China to launch official digital currency after 5-years of work
After five years of development, China’s official digital currency “can now be said to be ready”, says Mu Changchun, deputy director at the Payment and Settlement Department of the People’s Bank of China (PBoC).
Speaking at the China Finance 40 Forum on Saturday, Mu did not give a date for the rollout of the central bank digital currency (CBDC), but said it will be launched soon, Shanghai Securities News reports.
China has been developing its own digital currency amid the growing trend of digital finance and the emergence of cryptocurrencies around the world.
In a bid to become one of the first major central banks to issue digital money, the PBoC has done trial runs of the prototype cryptocurrency since 2014, when it assembled a research team for the purpose, Mu said.
Earlier reports suggested that the PBoC has fast-tracked its development of a national digital currency, in response to social network Facebook’s cryptocurrency initiative Libra, which was announced mid-June.
At the conference on Saturday, the official revealed a few details about the digital currency, saying it would not rely entirely on a pure blockchain architecture as such a method would not allow the currency to achieve the throughput required for retail usage.
The digital money is designed to be suitable for “small-scale retail high-frequency business scenarios”, he said.
Also, the digital currency will adopt a two-tier operating structure, with the PBoC on the upper level and commercial banks on the second level, Mu said.
The central bank, along with participating banks and other institutions, will be responsible for the conversion between the digital currency and the physical fiat currency, and the public can exchange for digital currency through these banks and institutions.
A single-tier structure, in which the PBoC will directly engage in the issuance and exchange of the new digital currency with the mass public, is not preferred as it will lead to a drop in bank deposits, which will be harmful to the nation’s banking system and the real economy, Mu said.
“[If we adopt the single-tier structure], the mass public will likely prefer to exchange their money for the central bank-backed digital currency with the PBoC, instead of holding the money in bank deposits.

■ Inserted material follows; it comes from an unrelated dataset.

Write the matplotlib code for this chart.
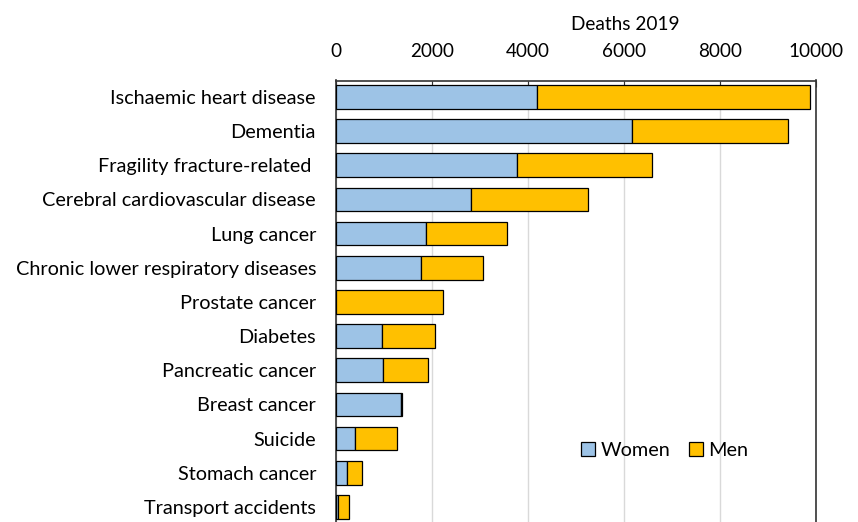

A squeeze effect on the bank deposits in commercial banks tends to occur, which will also affect the ability of banks to lend, and raise the social financing cost,” he explained.
“This dual delivery system is suitable for our national conditions. It can use existing resources to mobilize the enthusiasm of commercial banks and smoothly improve the acceptance of the digital currency,” he added.
The two-tier structure is also more appropriate for a nation with a complex economy, a vast territory and a large population.
It will improve the accessibility and increase the public’s willingness to use the currency, while also helping avoid concentration of risk and financial disintermediation, Mu said.
To ensure that every token is backed 100 percent by the same value of the fiat currency, participating banks and other institutions will have to provide the full amount of the fiat currency as reserve capital to the PBoC before exchanging the digital currency with the public.
Mu also said the new digital currency will be considered “an alternative to M0”, which does not pay any interest to the holder.
The M0 money supply, also called “narrow money”, refers to coins and paper notes issued directly by the central bank, that are in circulation, and other money equivalents that can be converted easily to cash.